Religion was not a comfort to me in those times. What the Bible told me and what the congregation told me were two entirely different things. My parents did not attend church. They smoked. They drank. They had me out of wedlock. My father had the absolute temerity to be a rock and roll musician, which seems like a laughably quaint term now but at that time, to those people, it was deadly serious. Imagine being so young that you still believe in Santa and someone tells you that your parents, the people who cannot yet do wrong in your eyes, will burn forever in a lake of fire. It didn’t matter how good they were. They would be lost to me for all eternity once the Judgment came, and it was coming soon.

I prayed to God, but my prayers were fearful. They were mostly just begging.
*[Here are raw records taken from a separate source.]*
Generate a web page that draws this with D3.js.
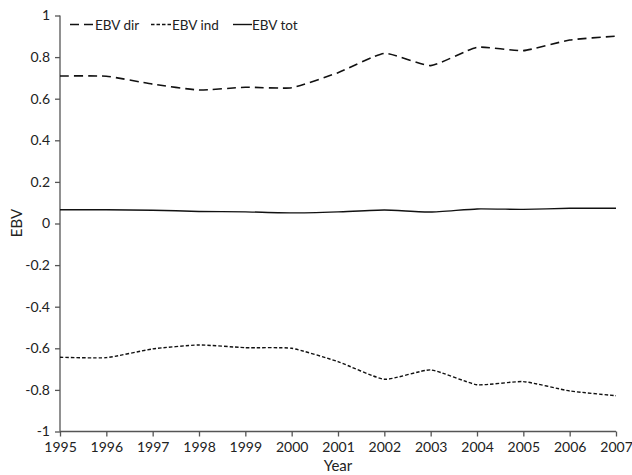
<!DOCTYPE html>
<html><head><meta charset="utf-8">
<script src="https://cdn.jsdelivr.net/npm/d3@7"></script>
<style>body{margin:0;background:#fff}svg{display:block}text{font-family:Lato,"Open Sans",sans-serif;fill:#222}</style>
</head><body><svg id="c" width="632" height="475"></svg>
<script>
const years = [1995,1996,1997,1998,1999,2000,2001,2002,2003,2004,2005,2006,2007];
const ebvDir = [0.709,0.708,0.670,0.642,0.655,0.653,0.725,0.818,0.759,0.847,0.831,0.882,0.901];
const ebvInd = [-0.643,-0.645,-0.603,-0.584,-0.597,-0.600,-0.664,-0.749,-0.704,-0.775,-0.760,-0.805,-0.828];
const ebvTot = [0.066,0.066,0.064,0.058,0.056,0.051,0.056,0.065,0.055,0.070,0.068,0.073,0.073];
const yTicks = [1,0.8,0.6,0.4,0.2,0,-0.2,-0.4,-0.6,-0.8,-1];
const seriesNames = ["EBV dir","EBV ind","EBV tot"];

const svg = d3.select("#c");
const x = d3.scaleLinear().domain([1995,2007]).range([60,616]);
const y = d3.scaleLinear().domain([-1,1]).range([431.5,15.5]);
const fmtY = d => String(Math.round(d*10)/10);

const yAx = svg.append("g").attr("transform","translate(60,0)")
  .call(d3.axisLeft(y).tickValues(yTicks).tickSize(5).tickPadding(5).tickFormat(fmtY));
const xAx = svg.append("g").attr("transform","translate(0,431.5)")
  .call(d3.axisBottom(x).tickValues(years).tickSize(5).tickPadding(6).tickFormat(d3.format("d")));
[yAx,xAx].forEach(g=>{
  g.selectAll("path,line").attr("stroke","#555").attr("stroke-width",1.3);
  g.selectAll("text").attr("font-size",14).attr("fill","#222").style("font-family","Lato,'Open Sans',sans-serif");
});
yAx.select(".domain").attr("d","M0,15.5V431.5");
xAx.select(".domain").attr("d","M60,0H616");

const styles = [{d:"9,5",w:1.6},{d:"3.5,2",w:1.4},{d:null,w:1.4}];
const data = [ebvDir, ebvInd, ebvTot];
const line = d3.line().x((d,i)=>x(years[i])).y(d=>y(d)).curve(d3.curveCardinal.tension(0.5));
data.forEach((s,k)=>{
  svg.append("path").datum(s).attr("d",line).attr("fill","none").attr("stroke","#111")
    .attr("stroke-width",styles[k].w).attr("stroke-dasharray",styles[k].d);
});

// legend
const lx = [[70,95],[151,172],[233,252]];
seriesNames.forEach((n,k)=>{
  svg.append("line").attr("x1",lx[k][0]).attr("x2",lx[k][1]).attr("y1",24.5).attr("y2",24.5)
    .attr("stroke","#111").attr("stroke-width",styles[k].w).attr("stroke-dasharray",styles[k].d);
  svg.append("text").attr("x",lx[k][1]).attr("y",29.5).attr("font-size",13.5).text(n);
});

svg.append("text").attr("x",338).attr("y",471).attr("text-anchor","middle").attr("font-size",15).text("Year");
svg.append("text").attr("transform","translate(22,223) rotate(-90)").attr("text-anchor","middle").attr("font-size",15).text("EBV");
</script></body></html>
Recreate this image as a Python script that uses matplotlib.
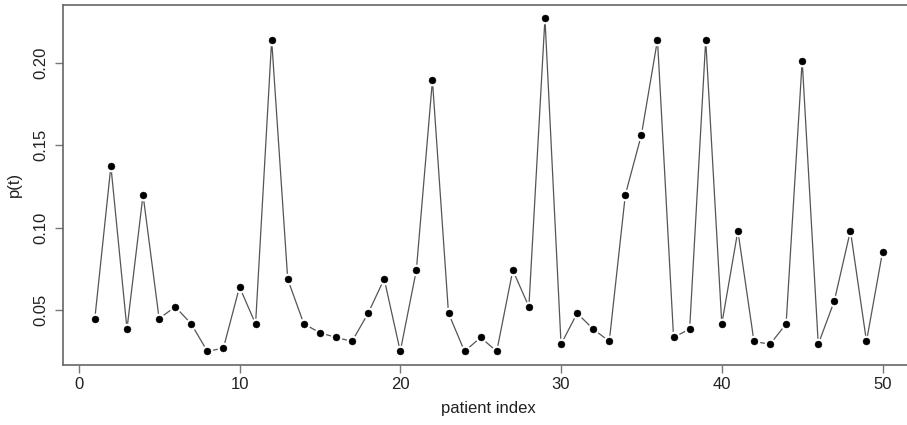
import matplotlib
matplotlib.use("Agg")
import matplotlib.pyplot as plt
import numpy as np

plt.rcParams["font.family"] = ["Liberation Sans", "DejaVu Sans"]

patient = np.arange(1, 51)
p_t = [
    0.0445, 0.1374, 0.0382, 0.1199, 0.0445, 0.0518, 0.0413, 0.0246, 0.0266, 0.0638,
    0.0413, 0.2142, 0.0685, 0.0414, 0.0359, 0.0331, 0.0307, 0.0478, 0.0687, 0.0246,
    0.0740, 0.1896, 0.0478, 0.0246, 0.0331, 0.0246, 0.0740, 0.0518, 0.2274, 0.0289,
    0.0478, 0.0382, 0.0307, 0.1199, 0.1565, 0.2142, 0.0331, 0.0382, 0.2142, 0.0413,
    0.0980, 0.0307, 0.0289, 0.0413, 0.2016, 0.0289, 0.0553, 0.0980, 0.0307, 0.0852,
]
x_ticks = [0, 10, 20, 30, 40, 50]
y_ticks = [0.05, 0.10, 0.15, 0.20]

fig = plt.figure(figsize=(9.07, 4.25), dpi=100)
ax = fig.add_axes([0.0698, 0.1419, 0.938, 0.8466])

# type="b" style: thin line, points with a small gap around them
ax.plot(patient, p_t, color="#555555", lw=0.9, zorder=1)
ax.plot(patient, p_t, ls="none", marker="o", ms=5, color="black",
        mec="white", mew=3.4, zorder=2)
ax.plot(patient, p_t, ls="none", marker="o", ms=5, color="black",
        mec="black", mew=0.3, zorder=3)

# pad data range by 4% like R's default axis style
x_span = patient.max() - patient.min()
y_span = max(p_t) - min(p_t)
ax.set_xlim(patient.min() - 0.04 * x_span, patient.max() + 0.04 * x_span)
ax.set_ylim(min(p_t) - 0.04 * y_span, max(p_t) + 0.04 * y_span)

ax.set_xticks(x_ticks)
ax.set_yticks(y_ticks)
ax.set_yticklabels([f"{v:.2f}" for v in y_ticks], rotation=90, va="center")
ax.tick_params(axis="both", length=6, width=1, color="#777777",
               labelsize=12, labelcolor="#222222")
ax.tick_params(axis="x", pad=3)
ax.tick_params(axis="y", pad=5)

for sp in ax.spines.values():
    sp.set_color("#666666")
    sp.set_linewidth(1.2)

ax.set_xlabel("patient index", fontsize=12, color="#222222", labelpad=6)
ax.set_ylabel("p(t)", fontsize=12, color="#222222", labelpad=8)

fig.savefig("out.png", dpi=100)
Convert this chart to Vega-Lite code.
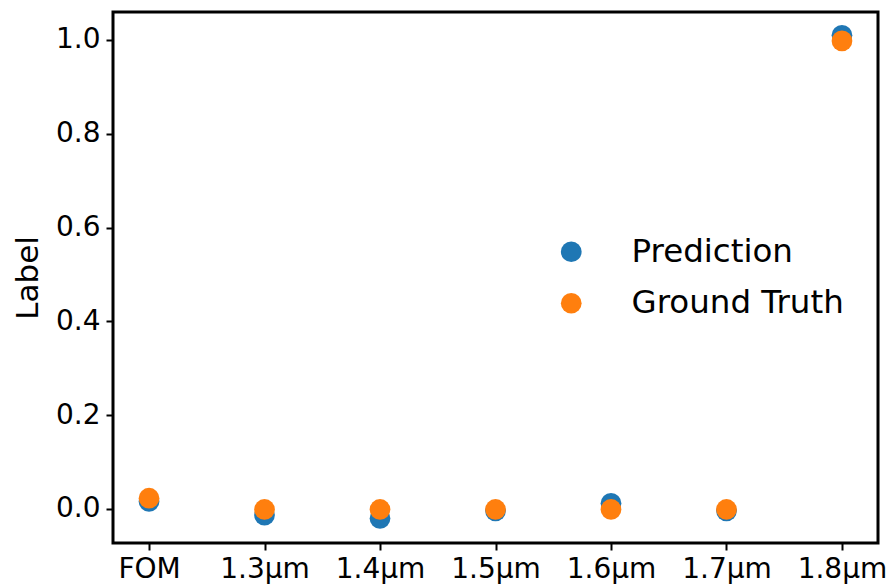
{
  "$schema": "https://vega.github.io/schema/vega-lite/v6.json",
  "width": 765,
  "height": 531,
  "autosize": "none",
  "padding": {"left": 113, "top": 12, "right": 11, "bottom": 43},
  "background": "white",
  "config": {
    "font": "DejaVu Sans",
    "view": {"stroke": "black", "strokeWidth": 3},
    "axis": {"grid": false, "domain": false, "tickColor": "black", "tickWidth": 2, "tickSize": 7, "labelColor": "black", "labelFont": "DejaVu Sans", "titleFont": "DejaVu Sans", "titleColor": "black", "titleFontWeight": "normal"}
  },
  "data": {
    "values": [
      {"wavelength": "FOM", "series": "Prediction", "value": 0.016},
      {"wavelength": "1.3µm", "series": "Prediction", "value": -0.013},
      {"wavelength": "1.4µm", "series": "Prediction", "value": -0.02},
      {"wavelength": "1.5µm", "series": "Prediction", "value": -0.004},
      {"wavelength": "1.6µm", "series": "Prediction", "value": 0.012},
      {"wavelength": "1.7µm", "series": "Prediction", "value": -0.004},
      {"wavelength": "1.8µm", "series": "Prediction", "value": 1.01},
      {"wavelength": "FOM", "series": "Ground Truth", "value": 0.023},
      {"wavelength": "1.3µm", "series": "Ground Truth", "value": -0.001},
      {"wavelength": "1.4µm", "series": "Ground Truth", "value": -0.001},
      {"wavelength": "1.5µm", "series": "Ground Truth", "value": -0.001},
      {"wavelength": "1.6µm", "series": "Ground Truth", "value": -0.001},
      {"wavelength": "1.7µm", "series": "Ground Truth", "value": -0.001},
      {"wavelength": "1.8µm", "series": "Ground Truth", "value": 0.998}
    ]
  },
  "mark": {"type": "point", "filled": true, "opacity": 1, "size": 430, "shape": "circle"},
  "encoding": {
    "x": {
      "field": "wavelength", "type": "nominal",
      "sort": ["FOM", "1.3µm", "1.4µm", "1.5µm", "1.6µm", "1.7µm", "1.8µm"],
      "scale": {"type": "point", "padding": 0.312},
      "axis": {"title": null, "labelAngle": 0, "labelFontSize": 28, "labelPadding": 5}
    },
    "y": {
      "field": "value", "type": "quantitative",
      "scale": {"domain": [-0.0725, 1.0597], "nice": false, "zero": false},
      "axis": {"title": "Label", "values": [0, 0.2, 0.4, 0.6, 0.8, 1.0], "format": ".1f", "labelFontSize": 28, "labelPadding": 6, "titleFontSize": 31, "titlePadding": 11}
    },
    "color": {
      "field": "series", "type": "nominal",
      "scale": {"domain": ["Prediction", "Ground Truth"], "range": ["#1f77b4", "#ff7f0e"]},
      "legend": {"title": null, "orient": "none", "legendX": 442, "legendY": 223.5, "padding": 0, "symbolType": "circle", "symbolSize": 430, "symbolOpacity": 1, "labelFontSize": 32.5, "labelColor": "black", "labelOffset": 44, "labelLimit": 0, "rowPadding": 18.5}
    }
  }
}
Hell followed me as a spectre into my teen years, when out of a misguided sense of wanting to be part of something I dove headfirst into being born again. I attended youth group once a week and services three times on Sundays. This was the time of the ever-present WWJD bracelets and t-shirts and I asked myself that question a lot. I wondered what Jesus would tell me, a teenager beginning to question why there were a million ways into the pit in this cosmic game of Snakes and Ladders but I could only be saved by a grace I never felt. I wondered how he would explain why God was everywhere but he felt so much further away than the people looking at me to make sure my skirt fell below the knee and my modest blouse didn’t show any hint of the body I hadn’t asked for. I wanted to ask why he thought the people who shouted at the top of their lungs about how they’d been washed in the blood of the lamb spent the rest of their time stage whispering about people who weren’t there.

At thirteen, with what felt like all the seven deadly sins upon me at once, the flames of hellfire were licking at my heels every time I went through those doors. So I closed them and didn’t look back for many years. But when I moved away, and I brought that well-worn Bible with me. It has followed me to different towns and provinces. It’s often been dusty, but it’s always on my bookshelf. In times of hopelessness and despair, I open it and it comforts me.

There is no dust on it these days.

I stood at the front of a church two years ago and held my baby daughter tight as I promised to show her what the promise of God’s love meant. It’s a promise I should never have made, because I can’t presume to know what it means. But I have tried to show her the things that have always made me feel close to the idea of God. Never in my life has that meant church. Not once have I ever sat in my safe, sheltered bubble of people just like me and felt like I was living out whatever purpose I have been given. Just like I don’t believe, never have believed that the circumstances of my birth meant I deserved hell, I can’t allow myself to become complacent with the idea that my privilege means I deserve paradise. As the old parable says, “To whomever much is given, of him will much be required; and to whom much was entrusted, of him more will be asked.”

We have been asked to welcome the stranger, to comfort the grieving, to feed and clothe the hungry. We have been asked to love our neighbour as we love ourselves. And we have been asked to fear not, even in the valley of the shadow of death. I cannot ask to be granted grace. I can only go out and try to find it.